The sixth instruction given for appellee is as follows:
“ In order to constitute servants of the same master ‘ fellow-servants,’ within the rule which relieves the master from responsibility for the negligence of a fellow-servant, it is essential that the servants shall be, at the time of the injury, directly co-operating with each other in the particular business in hand, or that their mutual duties shall bring them into habitual consociation, so that they may exercise an influence upon each other promotive of proper caution.”
To one taking a comprehensive view of the whole situation, as shown by the evidence, the instruction would be a substantially correct statement of the law. The expression, “ It is essential that the servants shall, at the time of the injury, directly co-operate with each other, in the particular business in hand,” is susceptible of being understood and applied by a jury in a sense much too limited. They might be fellow-servants and one of them not be present at all at the immediate time of the injury. They might be fellow-servants and one of them not take any direct part in the particular detail of the business involved in the mere physical act of lifting the coal onto the cars.
The expression, “ at the time of the injury,” has been criticised by the Supreme Court, as limiting the time too narrowly in cases where negligence and due care, on the occasion of an injur}”-, were controlling issues. In one case, C., M. & St. P. Ry. Co. v. Halsey, 133 Ill. 248, the judgmerit was reversed on the ground alone that one of the instructions contained the expression, “ as to the conduct of the deceased at the time of the accident,” the court saying : “ This was clearly erroneous and calculated to mislead the jury;” holding that the inquiry should not have been limited to the evidence of what the deceased did at the immediate time of receiving the injury. Whether or not two persons are fellow-servants must be determined from a consideration of all the evidence concerning the respective duties performed by them, and their respective relations to the business generally and toward each other, in the performance of their respective duties.
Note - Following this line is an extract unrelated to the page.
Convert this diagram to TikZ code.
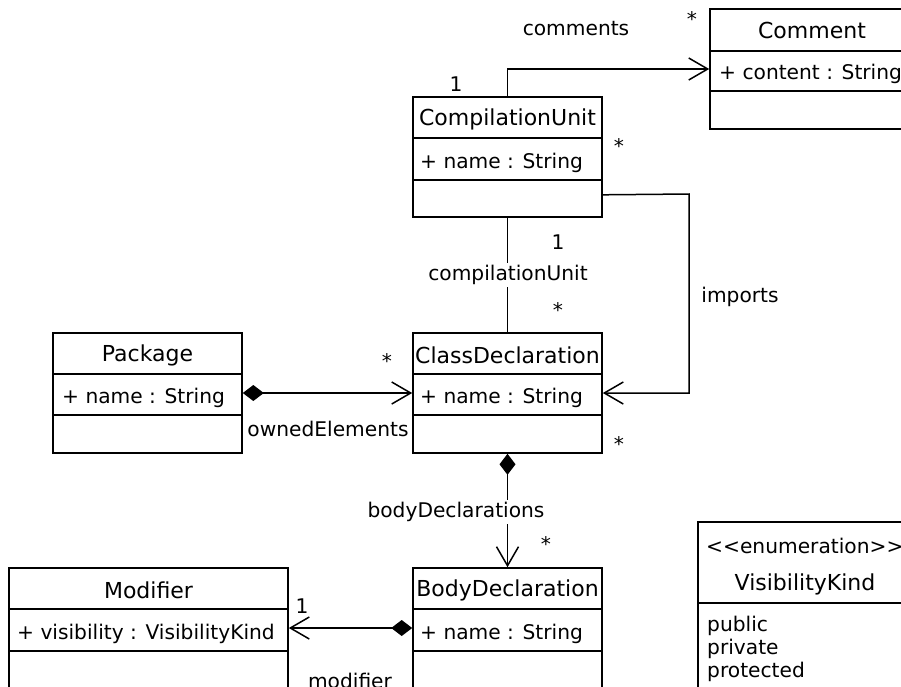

The language of the instruction is from the opinion of the court in C. & A. R. R. Co. v. Kelley, 127 Ill. 637. That language is part of a general statement of the law, and not an approved instruction for the guidance of a jury in applying the law to the facts of a particular case.
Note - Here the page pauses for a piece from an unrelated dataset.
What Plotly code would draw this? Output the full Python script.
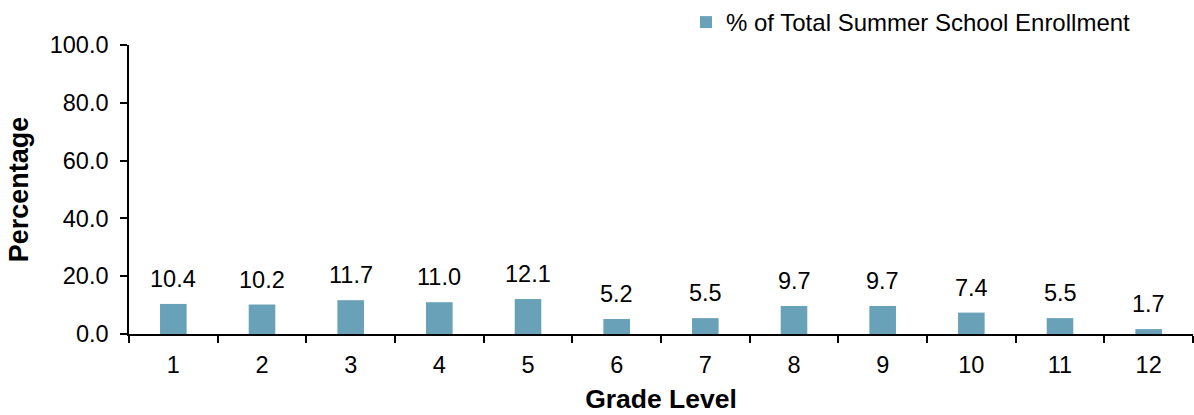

Appellant complains of the refusal of the court of the following instruction:
“ If you believe from the evidence that the deceased, and the person whose duty it was to set timbers or props to hold up the roof of the mine in question, were working for the defendant coal company, and that both were directly cooperating with each other in the business of the company in getting out coal for the company, and that both were necessary to carry on this.business, or that their respective duties were such as to bri,ng them into habitual association with each other, so that they might exercise mutual influence upon each other, promotive of proper caution for each other’s safety, then they were what the law calls fellow-servants with the same master; and if you believe from the evidence that the plaintiff was injured because the said timber-man, or person whose duty it was to timber or prop the roof of the room in question, neglected his duty, the defendant is not liable in this case.”
This instruction correctly states the law concerning fellow-servants as applicable to the facts, as the evidence tends to show them to be in this case, but the concluding part of the instruction is erroneous. It assumes that the timber-man was,- in fact, a fellow-servant with deceased; or it is, at least, clearly misleading in that respect. As a whole, it was properly refused by the court.
Appellee contends that the error complained of in the first instruction is cured by two certain instructions given at the request of appellant, in which the law is correctly stated. Where it is apparent from the evidence that a verdict could not in reason have been otherwise than the one returned, and where upon the whole case substantial justice has been done, erroneous instructions will not reverse; and where one or more of the instructions are erroneous, and others state the law correctly, and the verdict returned is strongly supported by the evidence, and clearly right and just, the presumption usually prevails that, upon the whole, the jury was not misled as to the law; but in a close case, where there is grave doubt whether substantial justice has been done, each instruction should state the law correctly or there should be a reversal. This case falls clearly within that class of cases. Village of Warren v. Wright, 3 Ill. App. 602; C. & A. R. R. Co. v. Murray, 62 Ill. 326; Baldwin v. Killian, 63 Ill. 550; I. C. R. R. Co. v. Maffit, 67 Ill. 431; W. St. L. & P. Ry. Co. v. Rector, 104 Ill. 296.
During the trial the witness Mowe testified concerning the manner in which the “ gang ” worked together, the timber-man and deceased being two of the gang; and on cross-examination appellant asked concerning the manner in which the gang were paid, and if the pay of all was not based on the number of boxes filled by the loaders.
The court refused to admit the witness to answer.
Appellant also sought to prove how often the timber-man, in the ordinary course of performing his duty, usually came into the room where the loaders were at work. The court refused to admit this testimony, confining this inquiry to the day of the injury.
The court erred in -both instances. This testimony was competent. It would have tended more fully to disclose the general course of business, and the true relation existing among the different members of the gang.
With, the view of the case we entertain, it is not necessary to discuss the amount of the verdict.
The case must be reversed, and as we have decided to remand it, we deem it both unprofitable and unwise to discuss the evidence.
The judgment of the Circuit Court is reversed and the case remanded.